§ TASK: Copy out the listing that follows exactly, dropping every picture.

>> START

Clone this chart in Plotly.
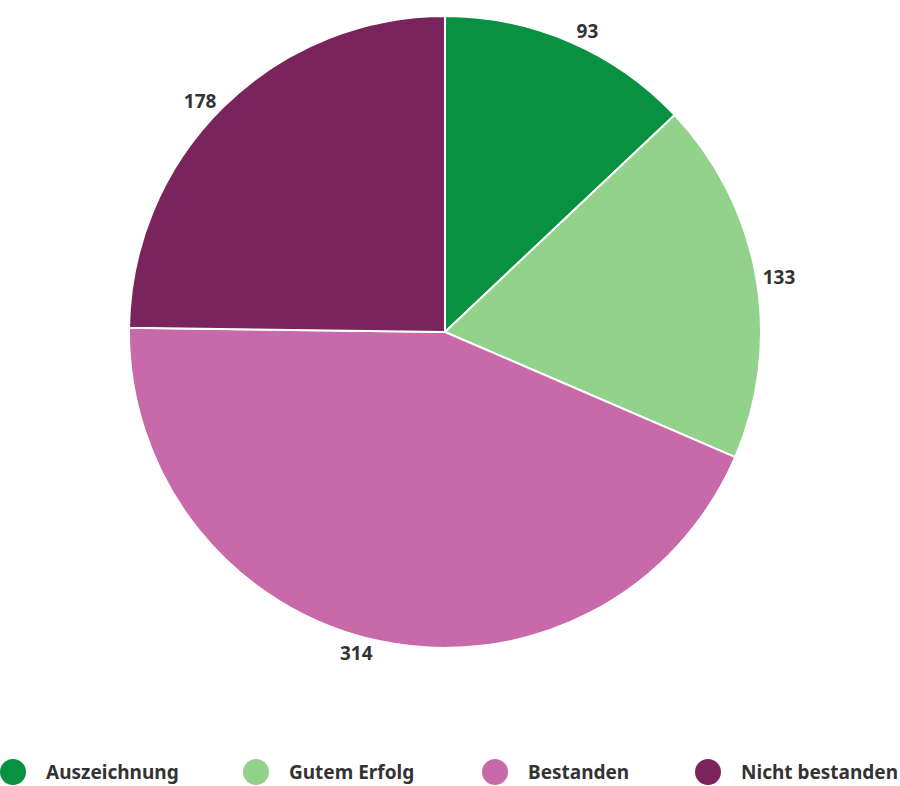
import plotly.graph_objects as go

categories = ["Auszeichnung", "Gutem Erfolg", "Bestanden", "Nicht bestanden"]
values = [93, 133, 314, 178]
colors = ["#079140", "#93d28a", "#c869aa", "#79245d"]

W, H = 900, 786
# pie box in pixels (left, right, top, bottom)
pie_box = (129, 761, 16, 648)
# legend layout (pixel positions of the marker centres)
legend_marker_x = [13, 256, 495, 708]
legend_y = 772
FONT = "Noto Sans"

fig = go.Figure()
fig.add_trace(go.Pie(
    labels=categories, values=values, sort=False, direction="clockwise",
    rotation=0, marker=dict(colors=colors, line=dict(color="white", width=2)),
    textinfo="value", textposition="outside", automargin=False,
    textfont=dict(family=FONT, size=19, color="#333333", weight="bold"),
    showlegend=False,
    domain=dict(x=[pie_box[0] / W, pie_box[1] / W],
                y=[1 - pie_box[3] / H, 1 - pie_box[2] / H]),
    hoverinfo="label+value",
))

shapes, annotations = [], []
for name, c, mx in zip(categories, colors, legend_marker_x):
    shapes.append(dict(type="circle", xref="paper", yref="paper",
                       x0=(mx - 13) / W, x1=(mx + 13) / W,
                       y0=(H - legend_y - 13) / H, y1=(H - legend_y + 13) / H,
                       fillcolor=c, line=dict(width=0)))
    annotations.append(dict(text=name, xref="paper", yref="paper",
                            x=(mx + 31) / W, y=(H - legend_y) / H,
                            xanchor="left", yanchor="middle", showarrow=False,
                            font=dict(family=FONT, size=19, color="#333333",
                                      weight="bold")))

fig.update_layout(
    width=W, height=H, margin=dict(l=0, r=0, t=0, b=0, pad=0, autoexpand=False),
    paper_bgcolor="white", plot_bgcolor="white",
    showlegend=False, shapes=shapes, annotations=annotations,
)
fig.write_html("out.html", config={"displayModeBar": False},
               post_script="document.body.style.margin='0';document.body.style.overflow='hidden';")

>> END

§ EXERCISE OUTPUT:
Clone this chart in Plotly.
import plotly.graph_objects as go

categories = ["Auszeichnung", "Gutem Erfolg", "Bestanden", "Nicht bestanden"]
values = [93, 133, 314, 178]
colors = ["#079140", "#93d28a", "#c869aa", "#79245d"]

W, H = 900, 786
# pie box in pixels (left, right, top, bottom)
pie_box = (129, 761, 16, 648)
# legend layout (pixel positions of the marker centres)
legend_marker_x = [13, 256, 495, 708]
legend_y = 772
FONT = "Noto Sans"

fig = go.Figure()
fig.add_trace(go.Pie(
    labels=categories, values=values, sort=False, direction="clockwise",
    rotation=0, marker=dict(colors=colors, line=dict(color="white", width=2)),
    textinfo="value", textposition="outside", automargin=False,
    textfont=dict(family=FONT, size=19, color="#333333", weight="bold"),
    showlegend=False,
    domain=dict(x=[pie_box[0] / W, pie_box[1] / W],
                y=[1 - pie_box[3] / H, 1 - pie_box[2] / H]),
    hoverinfo="label+value",
))

shapes, annotations = [], []
for name, c, mx in zip(categories, colors, legend_marker_x):
    shapes.append(dict(type="circle", xref="paper", yref="paper",
                       x0=(mx - 13) / W, x1=(mx + 13) / W,
                       y0=(H - legend_y - 13) / H, y1=(H - legend_y + 13) / H,
                       fillcolor=c, line=dict(width=0)))
    annotations.append(dict(text=name, xref="paper", yref="paper",
                            x=(mx + 31) / W, y=(H - legend_y) / H,
                            xanchor="left", yanchor="middle", showarrow=False,
                            font=dict(family=FONT, size=19, color="#333333",
                                      weight="bold")))

fig.update_layout(
    width=W, height=H, margin=dict(l=0, r=0, t=0, b=0, pad=0, autoexpand=False),
    paper_bgcolor="white", plot_bgcolor="white",
    showlegend=False, shapes=shapes, annotations=annotations,
)
fig.write_html("out.html", config={"displayModeBar": False},
               post_script="document.body.style.margin='0';document.body.style.overflow='hidden';")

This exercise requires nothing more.